According to newspaper reports, Gen. Musharraf has asked the Law Ministry and the Council of Islamic Ideology, which functions under the Ministry of Religious Affairs, to build a consensus for the amendments to the laws.
General Zia ul-Haq introduced the laws when he was the President to bring Pakistan more in line with Islam. "The Hudood Ordinance was authored by one man and it can be changed. However, it should not be abused," Gen. Musharraf was quoted as saying.
Gen. Musharraf wants Pakistan to follow the path of enlightened moderation to help shed the image of the country as the land of extreme Islam, and improving the condition of Pakistani women is part of this project.
When U.S. Secretary of State Condoleezza rice visited Pakistan recently, she praised the concept of enlightened moderation and said it was an important step towards the democratisation of the country.

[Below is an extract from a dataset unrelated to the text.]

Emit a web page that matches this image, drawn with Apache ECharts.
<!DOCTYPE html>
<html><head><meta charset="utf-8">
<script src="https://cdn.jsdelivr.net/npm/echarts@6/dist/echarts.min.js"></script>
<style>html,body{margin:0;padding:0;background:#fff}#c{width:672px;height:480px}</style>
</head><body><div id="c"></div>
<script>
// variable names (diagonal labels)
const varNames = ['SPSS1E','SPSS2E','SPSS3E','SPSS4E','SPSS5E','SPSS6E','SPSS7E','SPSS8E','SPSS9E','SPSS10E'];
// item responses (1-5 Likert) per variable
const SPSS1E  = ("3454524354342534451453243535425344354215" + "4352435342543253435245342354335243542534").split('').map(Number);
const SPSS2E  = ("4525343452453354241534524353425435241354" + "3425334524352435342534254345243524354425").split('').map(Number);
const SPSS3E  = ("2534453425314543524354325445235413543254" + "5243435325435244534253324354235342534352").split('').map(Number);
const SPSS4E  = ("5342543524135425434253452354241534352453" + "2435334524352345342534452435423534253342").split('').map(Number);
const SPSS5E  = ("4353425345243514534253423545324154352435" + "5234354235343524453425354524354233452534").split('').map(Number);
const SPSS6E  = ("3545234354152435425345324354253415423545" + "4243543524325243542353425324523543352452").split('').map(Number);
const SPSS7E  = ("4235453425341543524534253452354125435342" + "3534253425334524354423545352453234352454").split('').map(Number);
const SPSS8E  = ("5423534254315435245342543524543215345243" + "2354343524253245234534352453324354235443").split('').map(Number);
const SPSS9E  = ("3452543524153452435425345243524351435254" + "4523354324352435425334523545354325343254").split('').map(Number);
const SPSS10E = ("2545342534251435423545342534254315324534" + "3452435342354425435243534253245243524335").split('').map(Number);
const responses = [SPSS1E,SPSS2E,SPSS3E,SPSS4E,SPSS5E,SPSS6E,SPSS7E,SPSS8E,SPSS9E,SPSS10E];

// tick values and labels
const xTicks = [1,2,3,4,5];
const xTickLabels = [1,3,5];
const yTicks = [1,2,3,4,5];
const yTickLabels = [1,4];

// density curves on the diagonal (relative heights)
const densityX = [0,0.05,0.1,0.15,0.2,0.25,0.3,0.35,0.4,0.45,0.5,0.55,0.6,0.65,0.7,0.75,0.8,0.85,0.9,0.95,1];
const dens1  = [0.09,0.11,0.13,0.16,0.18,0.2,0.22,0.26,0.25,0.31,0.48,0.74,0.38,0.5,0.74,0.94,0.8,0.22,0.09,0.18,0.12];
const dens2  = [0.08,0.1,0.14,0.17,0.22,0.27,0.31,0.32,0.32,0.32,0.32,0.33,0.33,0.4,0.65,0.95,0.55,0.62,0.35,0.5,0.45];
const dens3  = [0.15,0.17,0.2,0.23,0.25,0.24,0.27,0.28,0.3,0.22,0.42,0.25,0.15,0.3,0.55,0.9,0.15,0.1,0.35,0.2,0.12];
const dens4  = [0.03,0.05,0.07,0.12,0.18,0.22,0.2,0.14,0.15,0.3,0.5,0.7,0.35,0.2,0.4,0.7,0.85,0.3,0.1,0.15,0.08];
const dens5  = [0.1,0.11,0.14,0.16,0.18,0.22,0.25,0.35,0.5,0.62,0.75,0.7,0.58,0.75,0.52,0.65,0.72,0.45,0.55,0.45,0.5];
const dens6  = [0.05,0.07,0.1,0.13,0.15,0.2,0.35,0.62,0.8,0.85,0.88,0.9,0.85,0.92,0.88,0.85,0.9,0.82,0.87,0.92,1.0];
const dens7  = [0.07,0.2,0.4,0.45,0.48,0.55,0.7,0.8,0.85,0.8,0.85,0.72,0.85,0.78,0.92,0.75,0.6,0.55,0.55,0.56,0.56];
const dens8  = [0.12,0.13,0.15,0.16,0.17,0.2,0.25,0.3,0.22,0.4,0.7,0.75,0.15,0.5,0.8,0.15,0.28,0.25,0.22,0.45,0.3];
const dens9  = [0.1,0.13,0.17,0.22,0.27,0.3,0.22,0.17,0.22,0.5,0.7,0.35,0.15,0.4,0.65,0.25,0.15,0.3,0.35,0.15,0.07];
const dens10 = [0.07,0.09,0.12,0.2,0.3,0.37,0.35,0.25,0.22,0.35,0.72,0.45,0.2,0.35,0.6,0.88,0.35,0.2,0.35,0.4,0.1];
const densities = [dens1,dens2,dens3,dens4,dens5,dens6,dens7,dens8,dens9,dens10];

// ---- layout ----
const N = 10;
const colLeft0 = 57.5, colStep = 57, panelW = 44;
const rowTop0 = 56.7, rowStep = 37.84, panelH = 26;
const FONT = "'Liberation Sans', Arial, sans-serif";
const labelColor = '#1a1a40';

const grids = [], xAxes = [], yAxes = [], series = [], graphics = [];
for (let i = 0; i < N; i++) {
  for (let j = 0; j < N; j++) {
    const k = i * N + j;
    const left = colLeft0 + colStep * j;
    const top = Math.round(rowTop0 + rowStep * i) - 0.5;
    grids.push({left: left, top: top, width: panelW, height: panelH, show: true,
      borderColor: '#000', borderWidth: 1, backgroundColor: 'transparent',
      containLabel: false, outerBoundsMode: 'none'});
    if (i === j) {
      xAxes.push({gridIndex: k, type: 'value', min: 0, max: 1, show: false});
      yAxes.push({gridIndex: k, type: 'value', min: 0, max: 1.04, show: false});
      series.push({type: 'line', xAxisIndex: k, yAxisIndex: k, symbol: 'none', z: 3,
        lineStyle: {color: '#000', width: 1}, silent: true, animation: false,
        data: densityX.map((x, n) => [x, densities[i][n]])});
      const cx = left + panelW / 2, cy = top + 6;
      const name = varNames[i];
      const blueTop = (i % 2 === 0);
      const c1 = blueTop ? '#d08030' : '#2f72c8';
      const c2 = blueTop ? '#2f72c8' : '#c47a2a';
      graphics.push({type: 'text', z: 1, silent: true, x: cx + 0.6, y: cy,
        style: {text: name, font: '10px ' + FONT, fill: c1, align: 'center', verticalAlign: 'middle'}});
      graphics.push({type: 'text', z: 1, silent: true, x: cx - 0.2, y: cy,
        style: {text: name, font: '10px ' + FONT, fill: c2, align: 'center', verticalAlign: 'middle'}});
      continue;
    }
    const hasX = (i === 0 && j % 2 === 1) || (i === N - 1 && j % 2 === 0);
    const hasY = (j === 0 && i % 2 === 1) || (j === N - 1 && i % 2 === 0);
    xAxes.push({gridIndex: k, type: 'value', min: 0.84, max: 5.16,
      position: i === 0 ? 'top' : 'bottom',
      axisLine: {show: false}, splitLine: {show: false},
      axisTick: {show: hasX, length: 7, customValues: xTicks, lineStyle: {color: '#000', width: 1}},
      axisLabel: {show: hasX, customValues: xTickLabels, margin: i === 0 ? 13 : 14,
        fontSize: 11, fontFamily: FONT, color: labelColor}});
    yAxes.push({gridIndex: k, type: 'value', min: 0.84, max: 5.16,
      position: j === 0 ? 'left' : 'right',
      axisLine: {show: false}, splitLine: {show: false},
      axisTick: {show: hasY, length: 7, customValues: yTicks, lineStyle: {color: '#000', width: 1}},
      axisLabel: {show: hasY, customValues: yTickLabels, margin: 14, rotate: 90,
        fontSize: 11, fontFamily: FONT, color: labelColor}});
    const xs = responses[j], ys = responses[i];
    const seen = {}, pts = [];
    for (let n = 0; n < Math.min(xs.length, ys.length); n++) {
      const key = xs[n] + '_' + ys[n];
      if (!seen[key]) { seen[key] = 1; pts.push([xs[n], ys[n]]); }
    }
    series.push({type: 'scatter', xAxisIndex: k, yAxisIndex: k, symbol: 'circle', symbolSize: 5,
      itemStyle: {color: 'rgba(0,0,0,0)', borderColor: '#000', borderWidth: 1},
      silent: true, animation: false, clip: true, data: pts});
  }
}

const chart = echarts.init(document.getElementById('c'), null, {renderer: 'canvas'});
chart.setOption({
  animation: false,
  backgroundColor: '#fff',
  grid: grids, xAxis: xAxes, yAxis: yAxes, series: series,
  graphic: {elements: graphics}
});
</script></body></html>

The set of five Hudood ordinances are widely held to be discriminatory and unjust to women. Some Islamic scholars have also said they do not reflect the true spirit of the religion.
Countless number of women have been thrown in jails on charges of adultery under the Hudood because they could not produce the mandatory four men to stand witnesses for the charge.
Women's rights activists want the Government to repeal the ordinance, not just change it.